What do you call a fake noodle?

An impasta.

• Diffusion is a mechanism for mass transport.
• Particles flow from high concentration to low concentration.
• Movement towards uniform concentration in available space.

Concentration is the key variable in mass transport, and can be defined in a number of ways, including the following:

• The mass of particles divided by volume containing the particles, with units kg/liter or mg/liter.
• The number of particles in a volume divided by the volume.
• The volume of all the particles (the solute) as a fraction of the total volume containing the particles (the solution).

Formulate differential equation for equilibrium concentration of fluid particles in pipe as a function of distance from end of pipe.

• \( \small{x =} \) distance into pipe from left end, in meters.
• \( \small{C(x) =} \) equilibrium concentration at \( x \), in \( \small{kg/(m^3)} \).
• \( \small{J(x) =} \) mass flux, with units \( \small{kg/(m^2 sec)} \).
  

Relates mass flux to the rate of change of concentration:

\[ J(x) = -D \frac{dC}{dx} \]

Similar to Fourier's law of heat conduction.

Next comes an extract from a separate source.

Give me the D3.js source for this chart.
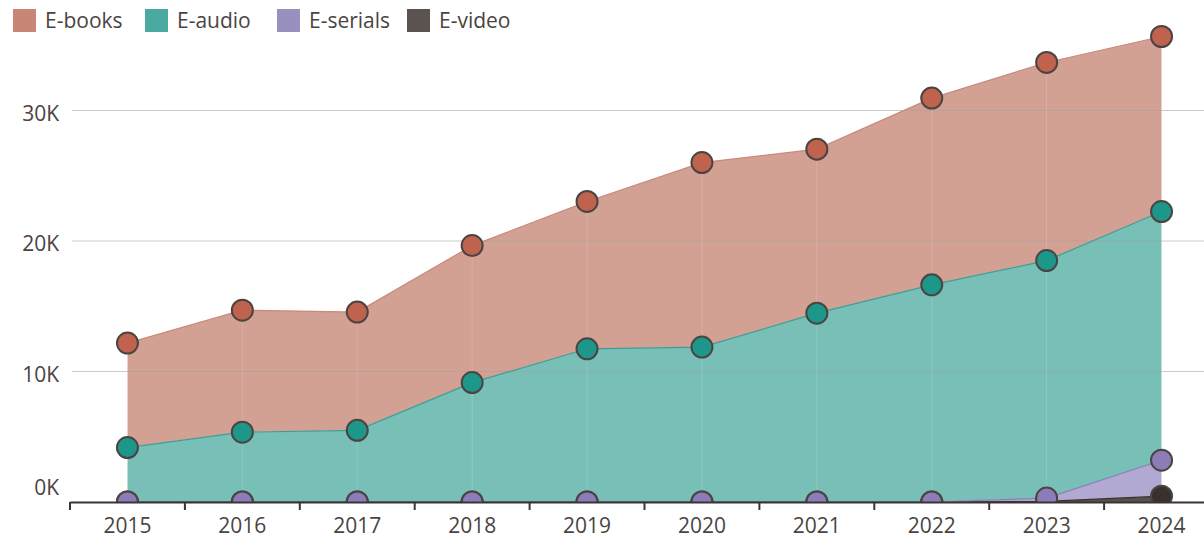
<!DOCTYPE html>
<html lang="en">
<head>
<meta charset="utf-8">
<title>E-content circulation</title>
<script src="https://cdn.jsdelivr.net/npm/d3@7"></script>
<style>
    body { margin: 0; background: #fff; }
    svg { display: block; font-family: "Open Sans", sans-serif; }
</style>
</head>
<body>
<div id="svg-container"></div>
<script>
    // values (stack order bottom -> top: video, serials, audio, books)
    const years    = ["2015", "2016", "2017", "2018", "2019", "2020", "2021", "2022", "2023", "2024"];
    const eVideo   = [0, 0, 0, 0, 0, 0, 0, 0, 50, 450];
    const eSerials = [0, 0, 0, 0, 0, 0, 0, 0, 250, 2750];
    const eAudio   = [4170, 5350, 5490, 9150, 11740, 11870, 14470, 16640, 18200, 19060];
    const eBooks   = [8010, 9350, 9060, 10500, 11290, 14140, 12570, 14310, 15180, 13410];
    const yTicks   = [0, 10000, 20000, 30000];

    const seriesNames = ["E-books", "E-audio", "E-serials", "E-video"];
    const dotColors   = {"E-books": "#bf634f", "E-audio": "#1d978a", "E-serials": "#8c7db9", "E-video": "#3a302e"};
    const areaColors  = {"E-books": "#d3a094", "E-audio": "#78bfb8", "E-serials": "#b2a9d2", "E-video": "#5a504e"};
    const swatchColors = {"E-books": "#c98575", "E-audio": "#4aa9a0", "E-serials": "#9a90c0", "E-video": "#5b5350"};

    const width = 1204, height = 539;
    const left = 70, baseline = 502;

    const rows = years.map((y, i) => ({
        year: y,
        "E-video": eVideo[i],
        "E-serials": eSerials[i],
        "E-audio": eAudio[i],
        "E-books": eBooks[i]
    }));

    const stack = d3.stack().keys(["E-video", "E-serials", "E-audio", "E-books"]);
    const layers = stack(rows);

    const xScale = d3.scaleBand()
        .domain(years)
        .range([left, left + 114.9 * years.length])
        .padding(0);
    const xc = (d) => xScale(d) + xScale.bandwidth() / 2;

    const yScale = d3.scaleLinear()
        .domain([0, 30000])
        .range([baseline, baseline - 391.5]);

    const svg = d3.select("#svg-container")
        .append("svg")
        .attr("width", width)
        .attr("height", height);

    svg.append("defs").append("clipPath")
        .attr("id", "plot-clip")
        .append("rect")
        .attr("x", 0).attr("y", 0)
        .attr("width", width).attr("height", baseline);

    const plot = svg.append("g").attr("clip-path", "url(#plot-clip)");

    const area = d3.area()
        .x(d => xc(d.data.year))
        .y0(d => yScale(d[0]))
        .y1(d => yScale(d[1]));

    const topLine = d3.line()
        .x(d => xc(d.data.year))
        .y(d => yScale(d[1]));

    plot.selectAll("path.area")
        .data(layers)
        .enter()
        .append("path")
        .attr("class", "area")
        .attr("d", area)
        .attr("fill", d => areaColors[d.key]);

    // horizontal grid, drawn over the areas but faint
    plot.append("g")
        .selectAll("line")
        .data(yTicks.filter(t => t > 0))
        .enter()
        .append("line")
        .attr("x1", 72).attr("x2", width)
        .attr("y1", d => yScale(d)).attr("y2", d => yScale(d))
        .attr("stroke", "#a0a0a0")
        .attr("stroke-opacity", 0.55)
        .attr("stroke-width", 1);

    plot.selectAll("path.edge")
        .data(layers)
        .enter()
        .append("path")
        .attr("class", "edge")
        .attr("d", topLine)
        .attr("fill", "none")
        .attr("stroke", d => d.key === "E-books" ? "#c98a7c" : d.key === "E-audio" ? "#3c9f95" : dotColors[d.key])
        .attr("stroke-width", 1.2);

    // faint vertical lines at each year
    plot.append("g")
        .selectAll("line")
        .data(years)
        .enter()
        .append("line")
        .attr("x1", d => xc(d)).attr("x2", d => xc(d))
        .attr("y1", d => yScale(layers[3][years.indexOf(d)][1]))
        .attr("y2", baseline)
        .attr("stroke", "#ffffff")
        .attr("stroke-opacity", 0.15)
        .attr("stroke-width", 1);

    // dots, video first so serials sit on top of it at zero
    layers.forEach(layer => {
        plot.append("g")
            .selectAll("circle")
            .data(layer)
            .enter()
            .append("circle")
            .attr("cx", d => xc(d.data.year))
            .attr("cy", d => yScale(d[1]))
            .attr("r", 10.5)
            .attr("fill", dotColors[layer.key])
            .attr("stroke", "#4a4442")
            .attr("stroke-width", 2);
    });

    // y labels
    svg.append("g")
        .selectAll("text")
        .data(yTicks)
        .enter()
        .append("text")
        .attr("x", 59)
        .attr("y", d => d === 0 ? yScale(d) - 14 : yScale(d) + 3)
        .attr("dy", "0.35em")
        .attr("text-anchor", "end")
        .attr("font-size", 21)
        .attr("fill", "#4a4442")
        .text(d => d3.format(".0f")(d / 1000) + "K");

    // x axis
    const xAxis = d3.axisBottom(xScale).tickSize(0).tickPadding(16);
    const gx = svg.append("g")
        .attr("transform", "translate(0," + baseline + ")")
        .call(xAxis);
    gx.select(".domain").attr("stroke", "#3a3432").attr("stroke-width", 2);
    gx.selectAll("text")
        .attr("font-size", 21)
        .attr("font-family", "Open Sans, sans-serif")
        .attr("fill", "#4a4442");

    // tick marks at band edges
    gx.append("g")
        .selectAll("line")
        .data(years)
        .enter()
        .append("line")
        .attr("x1", d => xScale(d)).attr("x2", d => xScale(d))
        .attr("y1", 0).attr("y2", 8)
        .attr("stroke", "#3a3432")
        .attr("stroke-width", 2);

    // legend
    const legendX = [13, 145, 277, 407];
    const legend = svg.append("g")
        .selectAll("g")
        .data(seriesNames)
        .enter()
        .append("g")
        .attr("transform", (d, i) => "translate(" + legendX[i] + ",9)");
    legend.append("rect")
        .attr("width", 23).attr("height", 23)
        .attr("fill", d => swatchColors[d]);
    legend.append("text")
        .attr("x", 32).attr("y", 12)
        .attr("dy", "0.35em")
        .attr("font-size", 21)
        .attr("fill", "#4a4442")
        .text(d => d);
</script>
</body>
</html>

• \( D \) is the diffusion coefficient, or diffusivity, with units \( m^{2}/s \)
  
• Diffusivity depends on particles, fluid, and temperature.
  
• Particles diffuse more easily at higher temperatures.
• Diffusion is a slow process (see values in table).

\[ J(x,t) = -D \frac {\partial C (x,t)}{\partial x} \]

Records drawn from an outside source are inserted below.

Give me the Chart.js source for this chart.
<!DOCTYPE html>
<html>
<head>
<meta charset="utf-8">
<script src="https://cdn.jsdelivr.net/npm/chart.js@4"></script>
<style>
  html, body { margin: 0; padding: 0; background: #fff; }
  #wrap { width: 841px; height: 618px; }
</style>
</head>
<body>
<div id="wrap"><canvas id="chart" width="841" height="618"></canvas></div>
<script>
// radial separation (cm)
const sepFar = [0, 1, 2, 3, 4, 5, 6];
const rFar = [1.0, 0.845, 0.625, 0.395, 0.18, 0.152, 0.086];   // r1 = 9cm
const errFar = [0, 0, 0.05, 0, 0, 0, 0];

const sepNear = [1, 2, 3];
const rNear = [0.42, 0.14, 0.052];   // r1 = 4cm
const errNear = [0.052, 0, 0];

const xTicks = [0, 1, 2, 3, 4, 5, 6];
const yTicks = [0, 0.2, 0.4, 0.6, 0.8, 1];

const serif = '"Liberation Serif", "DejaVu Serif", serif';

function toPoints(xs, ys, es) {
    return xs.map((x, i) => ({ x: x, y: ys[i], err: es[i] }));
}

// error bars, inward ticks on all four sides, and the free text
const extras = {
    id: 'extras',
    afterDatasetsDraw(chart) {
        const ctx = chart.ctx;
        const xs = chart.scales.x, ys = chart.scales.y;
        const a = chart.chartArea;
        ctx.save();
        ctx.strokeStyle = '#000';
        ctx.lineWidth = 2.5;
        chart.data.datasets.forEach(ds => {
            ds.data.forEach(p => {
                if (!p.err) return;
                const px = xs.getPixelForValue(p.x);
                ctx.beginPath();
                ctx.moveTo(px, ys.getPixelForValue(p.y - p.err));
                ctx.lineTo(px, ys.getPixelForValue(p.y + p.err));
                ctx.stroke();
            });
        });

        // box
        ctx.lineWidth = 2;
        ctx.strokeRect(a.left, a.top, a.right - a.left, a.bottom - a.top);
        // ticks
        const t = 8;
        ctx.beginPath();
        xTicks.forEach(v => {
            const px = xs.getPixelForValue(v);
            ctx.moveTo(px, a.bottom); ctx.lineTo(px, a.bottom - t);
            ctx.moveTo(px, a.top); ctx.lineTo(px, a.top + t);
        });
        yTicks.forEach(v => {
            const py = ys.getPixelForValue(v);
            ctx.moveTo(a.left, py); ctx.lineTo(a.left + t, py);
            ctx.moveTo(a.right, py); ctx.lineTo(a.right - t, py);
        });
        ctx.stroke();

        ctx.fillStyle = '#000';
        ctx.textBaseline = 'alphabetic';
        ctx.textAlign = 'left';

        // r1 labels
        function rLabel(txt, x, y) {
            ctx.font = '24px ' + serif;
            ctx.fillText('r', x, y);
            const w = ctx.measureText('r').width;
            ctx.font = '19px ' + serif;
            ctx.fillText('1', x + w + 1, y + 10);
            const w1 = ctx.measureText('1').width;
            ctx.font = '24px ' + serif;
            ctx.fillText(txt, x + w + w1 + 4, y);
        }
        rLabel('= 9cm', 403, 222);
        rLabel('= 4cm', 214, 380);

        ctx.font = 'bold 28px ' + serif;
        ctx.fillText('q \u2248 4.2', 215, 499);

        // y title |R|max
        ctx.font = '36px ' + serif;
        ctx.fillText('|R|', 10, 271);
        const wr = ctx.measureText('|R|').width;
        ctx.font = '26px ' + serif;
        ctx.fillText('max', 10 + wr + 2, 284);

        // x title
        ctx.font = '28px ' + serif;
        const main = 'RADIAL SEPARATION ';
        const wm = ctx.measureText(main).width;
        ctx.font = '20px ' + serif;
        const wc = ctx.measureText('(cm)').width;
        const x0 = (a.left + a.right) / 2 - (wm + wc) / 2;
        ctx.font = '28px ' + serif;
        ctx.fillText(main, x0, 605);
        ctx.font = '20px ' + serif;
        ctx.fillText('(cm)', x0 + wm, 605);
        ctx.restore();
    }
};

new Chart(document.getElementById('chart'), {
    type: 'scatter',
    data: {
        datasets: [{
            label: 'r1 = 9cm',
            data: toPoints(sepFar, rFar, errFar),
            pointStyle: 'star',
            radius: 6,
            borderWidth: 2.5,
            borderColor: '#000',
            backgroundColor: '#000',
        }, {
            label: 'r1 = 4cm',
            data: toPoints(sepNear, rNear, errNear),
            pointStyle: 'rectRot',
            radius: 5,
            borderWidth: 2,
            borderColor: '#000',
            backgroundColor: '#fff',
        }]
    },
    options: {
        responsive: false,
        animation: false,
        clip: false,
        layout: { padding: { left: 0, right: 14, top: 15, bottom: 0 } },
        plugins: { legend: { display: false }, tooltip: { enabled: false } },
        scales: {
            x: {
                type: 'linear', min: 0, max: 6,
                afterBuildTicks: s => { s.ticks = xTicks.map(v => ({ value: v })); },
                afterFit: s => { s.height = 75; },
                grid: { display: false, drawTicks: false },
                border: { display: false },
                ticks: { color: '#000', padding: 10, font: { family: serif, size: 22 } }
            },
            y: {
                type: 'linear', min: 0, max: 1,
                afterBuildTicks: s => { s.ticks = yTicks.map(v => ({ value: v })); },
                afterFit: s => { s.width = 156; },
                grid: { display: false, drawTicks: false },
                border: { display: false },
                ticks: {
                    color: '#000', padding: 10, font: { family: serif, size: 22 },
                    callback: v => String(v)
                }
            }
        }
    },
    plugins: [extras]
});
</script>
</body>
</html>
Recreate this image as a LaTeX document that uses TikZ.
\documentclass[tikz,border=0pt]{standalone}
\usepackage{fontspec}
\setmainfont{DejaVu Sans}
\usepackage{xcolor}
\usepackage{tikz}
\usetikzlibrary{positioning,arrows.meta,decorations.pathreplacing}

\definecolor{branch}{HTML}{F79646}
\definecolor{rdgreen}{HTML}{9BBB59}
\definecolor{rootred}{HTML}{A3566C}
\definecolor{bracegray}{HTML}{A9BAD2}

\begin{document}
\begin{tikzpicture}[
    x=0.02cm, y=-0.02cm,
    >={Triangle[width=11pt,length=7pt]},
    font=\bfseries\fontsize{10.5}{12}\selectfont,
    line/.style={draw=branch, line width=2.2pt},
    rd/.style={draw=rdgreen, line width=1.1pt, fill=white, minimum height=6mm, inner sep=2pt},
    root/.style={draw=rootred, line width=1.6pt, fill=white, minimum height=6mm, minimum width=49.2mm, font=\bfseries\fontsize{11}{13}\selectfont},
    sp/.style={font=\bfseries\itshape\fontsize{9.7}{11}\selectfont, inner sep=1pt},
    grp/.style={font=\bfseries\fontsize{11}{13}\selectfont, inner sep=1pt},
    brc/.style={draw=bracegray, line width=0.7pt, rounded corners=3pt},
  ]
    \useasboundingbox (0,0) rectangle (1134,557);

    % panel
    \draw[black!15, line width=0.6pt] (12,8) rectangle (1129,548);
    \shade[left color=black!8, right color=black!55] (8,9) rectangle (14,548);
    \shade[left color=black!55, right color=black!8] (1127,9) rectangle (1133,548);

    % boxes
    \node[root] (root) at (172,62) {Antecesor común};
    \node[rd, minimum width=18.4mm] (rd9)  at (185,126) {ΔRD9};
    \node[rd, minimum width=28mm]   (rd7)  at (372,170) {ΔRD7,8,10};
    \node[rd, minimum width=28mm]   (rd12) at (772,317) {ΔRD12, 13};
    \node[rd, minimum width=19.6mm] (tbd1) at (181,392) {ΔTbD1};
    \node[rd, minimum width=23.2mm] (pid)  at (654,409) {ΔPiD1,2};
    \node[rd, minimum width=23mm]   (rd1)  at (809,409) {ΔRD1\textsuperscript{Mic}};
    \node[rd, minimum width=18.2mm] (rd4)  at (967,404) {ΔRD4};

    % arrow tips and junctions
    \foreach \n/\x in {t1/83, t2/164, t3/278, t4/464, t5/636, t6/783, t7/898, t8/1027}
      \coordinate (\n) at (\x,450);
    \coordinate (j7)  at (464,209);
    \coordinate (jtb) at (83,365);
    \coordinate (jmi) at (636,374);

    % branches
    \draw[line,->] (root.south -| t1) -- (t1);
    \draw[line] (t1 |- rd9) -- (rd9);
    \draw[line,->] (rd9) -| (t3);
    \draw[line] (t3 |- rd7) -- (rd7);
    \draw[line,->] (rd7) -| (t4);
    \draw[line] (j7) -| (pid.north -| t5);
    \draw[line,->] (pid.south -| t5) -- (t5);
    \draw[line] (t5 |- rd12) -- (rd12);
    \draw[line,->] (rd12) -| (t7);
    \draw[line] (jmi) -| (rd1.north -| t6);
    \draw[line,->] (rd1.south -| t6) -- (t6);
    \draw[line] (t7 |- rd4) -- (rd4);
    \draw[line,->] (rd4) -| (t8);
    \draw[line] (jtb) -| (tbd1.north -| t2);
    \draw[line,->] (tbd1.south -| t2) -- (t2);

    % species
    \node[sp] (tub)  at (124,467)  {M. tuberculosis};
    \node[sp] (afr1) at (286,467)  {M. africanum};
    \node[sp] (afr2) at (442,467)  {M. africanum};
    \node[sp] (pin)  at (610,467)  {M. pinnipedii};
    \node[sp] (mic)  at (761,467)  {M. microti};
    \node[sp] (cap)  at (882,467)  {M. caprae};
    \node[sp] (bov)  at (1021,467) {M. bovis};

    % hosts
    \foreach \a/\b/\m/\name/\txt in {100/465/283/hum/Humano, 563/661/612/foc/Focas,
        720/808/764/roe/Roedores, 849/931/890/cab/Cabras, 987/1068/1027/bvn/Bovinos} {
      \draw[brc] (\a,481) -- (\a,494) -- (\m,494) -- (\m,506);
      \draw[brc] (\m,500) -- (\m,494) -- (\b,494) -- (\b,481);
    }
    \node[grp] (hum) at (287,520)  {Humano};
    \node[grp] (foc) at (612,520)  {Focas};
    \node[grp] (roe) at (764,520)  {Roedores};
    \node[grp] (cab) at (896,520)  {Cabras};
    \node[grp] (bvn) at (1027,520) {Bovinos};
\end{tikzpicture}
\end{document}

• Rate of mass flow is expressed in terms of kg/sec.
• Units of \( \small{J(x)A(x)} \) are \( \small{\left(\frac{kg}{m^2 sec}\right)(m^2) = \frac{kg}{sec}} \).
• Starting with the word equation, we proceed as follows:

\[ \small{ \begin{aligned} \begin{Bmatrix} \mathrm{rate \, of \, change \, of } \\ \mathrm{mass \, within \, region} \end{Bmatrix} &= \begin{Bmatrix} \mathrm{rate \,mass \, flows} \\ \mathrm{into \, region} \\ \end{Bmatrix} - \begin{Bmatrix} \mathrm{rate \,mass \, flows} \\ \mathrm{ out \, of \, region} \end{Bmatrix} \\ 0 & = J(x)A - J(x+ \Delta x)A \end{aligned} } \]

• Let \( \small{h = \Delta x} \), divide both sides by \( \small{-hA} \), and let \( \small{h \rightarrow 0} \):

\[ \small{ 0 = \lim_{h \rightarrow 0} \frac{J(x+ h) - J(r)}{h} = \frac{dJ}{dx}} \]

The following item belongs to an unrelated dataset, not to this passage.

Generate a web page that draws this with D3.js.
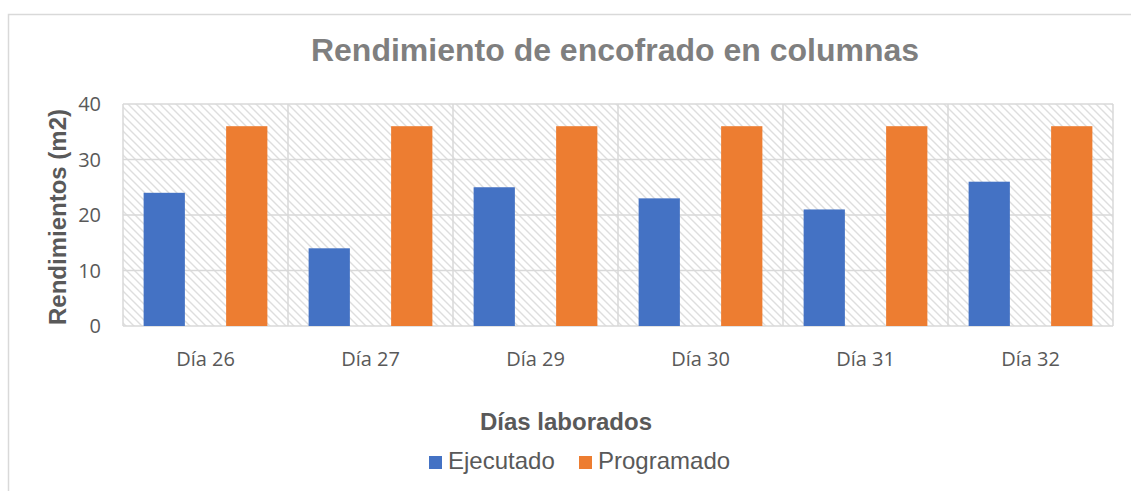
<!DOCTYPE html>
<html>
<head>
<meta charset="utf-8">
<script src="https://cdn.jsdelivr.net/npm/d3@7"></script>
<style>
  body { margin: 0; background: #fff; }
  svg { display: block; }
</style>
</head>
<body>
<svg id="chart" width="1131" height="491"></svg>
<script>
const dias = ["Día 26", "Día 27", "Día 29", "Día 30", "Día 31", "Día 32"];
const series = ["Ejecutado", "Programado"];
const ejecutado = [24, 14, 25, 23, 21, 26];
const programado = [36, 36, 36, 36, 36, 36];
const yTicks = [0, 10, 20, 30, 40];
const colores = ["#4472C4", "#ED7D31"];

const largeur = 1131, hauteur = 491;
const plot = { left: 123, right: 1113, top: 104, bottom: 326 };

const svg = d3.select("#chart");

// hatch pattern of the plot area
const defs = svg.append("defs");
defs.append("pattern")
    .attr("id", "hatch")
    .attr("patternUnits", "userSpaceOnUse")
    .attr("width", 8).attr("height", 8)
    .append("path")
    .attr("d", "M-1,-1 L9,9 M-1,7 L1,9 M7,-1 L9,1")
    .attr("stroke", "#dedede")
    .attr("stroke-width", 1.4);

// chart border
svg.append("rect")
    .attr("x", 8.5).attr("y", 14.5)
    .attr("width", largeur).attr("height", hauteur)
    .attr("fill", "none")
    .attr("stroke", "#d9d9d9")
    .attr("stroke-width", 1.5);

const data = dias.map((d, i) => ({ dia: d, values: [ejecutado[i], programado[i]] }));

const x0 = d3.scaleBand().domain(dias).range([plot.left, plot.right]).paddingInner(0).paddingOuter(0);
const x1 = d3.scaleBand().domain(series).range([0, x0.bandwidth()]).paddingInner(0.5).paddingOuter(0.25);
const y = d3.scaleLinear().domain([0, 40]).range([plot.bottom, plot.top]);

// plot area background
svg.append("rect")
    .attr("x", plot.left).attr("y", plot.top)
    .attr("width", plot.right - plot.left).attr("height", plot.bottom - plot.top)
    .attr("fill", "url(#hatch)");

// horizontal gridlines
svg.append("g")
    .selectAll("line")
    .data(yTicks)
    .enter()
    .append("line")
    .attr("x1", plot.left).attr("x2", plot.right)
    .attr("y1", d => y(d)).attr("y2", d => y(d))
    .attr("stroke", "#d9d9d9")
    .attr("stroke-width", 1.5);

// vertical gridlines at category boundaries
const bounds = dias.map(d => x0(d)).concat([plot.right]);
svg.append("g")
    .selectAll("line")
    .data(bounds)
    .enter()
    .append("line")
    .attr("x1", d => d).attr("x2", d => d)
    .attr("y1", plot.top).attr("y2", plot.bottom)
    .attr("stroke", "#d9d9d9")
    .attr("stroke-width", 1.5);

// bars
svg.append("g")
    .selectAll("g")
    .data(data)
    .enter()
    .append("g")
    .attr("transform", d => "translate(" + x0(d.dia) + ",0)")
    .selectAll("rect")
    .data(d => d.values.map((v, i) => ({ serie: series[i], value: v, idx: i })))
    .enter()
    .append("rect")
    .attr("x", d => x1(d.serie))
    .attr("width", x1.bandwidth())
    .attr("y", d => y(d.value))
    .attr("height", d => y(0) - y(d.value))
    .attr("fill", d => colores[d.idx]);

// y tick labels
svg.append("g")
    .selectAll("text")
    .data(yTicks)
    .enter()
    .append("text")
    .text(d => d)
    .attr("x", 101)
    .attr("y", d => y(d))
    .attr("dy", "0.35em")
    .attr("text-anchor", "end")
    .attr("fill", "#595959")
    .style("font-family", "'Open Sans', sans-serif")
    .style("font-size", "20px");

// x tick labels
svg.append("g")
    .selectAll("text")
    .data(dias)
    .enter()
    .append("text")
    .text(d => d)
    .attr("x", d => x0(d) + x0.bandwidth() / 2)
    .attr("y", 366)
    .attr("text-anchor", "middle")
    .attr("fill", "#595959")
    .style("font-family", "'Open Sans', sans-serif")
    .style("font-size", "20px");

// title
svg.append("text")
    .text("Rendimiento de encofrado en columnas")
    .attr("x", 615).attr("y", 61)
    .attr("text-anchor", "middle")
    .attr("fill", "#7f7f7f")
    .style("font-family", "'Liberation Sans', Arial, sans-serif")
    .style("font-weight", "bold")
    .style("font-size", "32px");

// axis titles
svg.append("text")
    .text("Rendimientos (m2)")
    .attr("transform", "translate(66," + ((plot.top + plot.bottom) / 2 + 2) + ") rotate(-90)")
    .attr("text-anchor", "middle")
    .attr("fill", "#595959")
    .style("font-family", "'Liberation Sans', Arial, sans-serif")
    .style("font-weight", "bold")
    .style("font-size", "24px");

svg.append("text")
    .text("Días laborados")
    .attr("x", 566).attr("y", 430)
    .attr("text-anchor", "middle")
    .attr("fill", "#595959")
    .style("font-family", "'Liberation Sans', Arial, sans-serif")
    .style("font-weight", "bold")
    .style("font-size", "24px");

// legend
const legendX = [429, 579];
const legend = svg.append("g")
    .selectAll("g")
    .data(series)
    .enter()
    .append("g")
    .attr("transform", (d, i) => "translate(" + legendX[i] + ",456)");

legend.append("rect")
    .attr("width", 13).attr("height", 13)
    .attr("fill", (d, i) => colores[i]);

legend.append("text")
    .text(d => d)
    .attr("x", 19).attr("y", 13)
    .attr("fill", "#595959")
    .style("font-family", "'Liberation Sans', Arial, sans-serif")
    .style("font-size", "24px");
</script>
</body>
</html>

Our ODE for mass flux \( J(x) \) is:

\[ \frac{dJ}{dx}=0 \]

To get an ODE in terms of \( C(x) \), recall Fick's Law:

\[ J(x) = -D\frac{dC}{dx} \]

Thus the ODE for the concentration \( C(x) \) at equilibrium is

\[ \frac{d^2C}{dx^2}=0 \]

For linear diffusion inside cylinder, the ODE we derived is

\[ \frac{d^2C}{dx^2}=0 \]

For radial diffusion inside the cylinder, the ODE is

\[ \frac{d}{dr} \left( r \frac{dC}{dr} \right) = 0 \]

This follows since the area through which diffusion occurs changes with distance \( r \) from the center.

For spherical geometry, we have

\[ \frac{d}{dr} \left( r^2 \frac{dC}{dr} \right) = 0 \]

This follows since the area through which diffusion occurs changes with square of the distance \( r^2 \) from the center.

If we add an additional source/sink of particles into the system at distance \( r \) from the center of the sphere, then the ODE gets more complicated; see next slide.

\[ D \frac{1}{r^2} \frac{d}{dr} \left( r \frac{dC}{dr} \right) + M(r) = 0 \]

Assuming volumetric mass source at distance \( r \) from center:

\[ D \frac{1}{r^2} \frac{d}{dr} \left( r \frac{dC}{dr} \right) + M(r) = 0 \]

• \( D \) is diffusion coefficient and \( M(r) \) is rate of “production” of mass, in \( \frac{kg} {m^3 s} \).
• Note that \( M(r) \gt 0 \) and \( M(r) \lt 0 \) with the addition and removal of mass, respectively.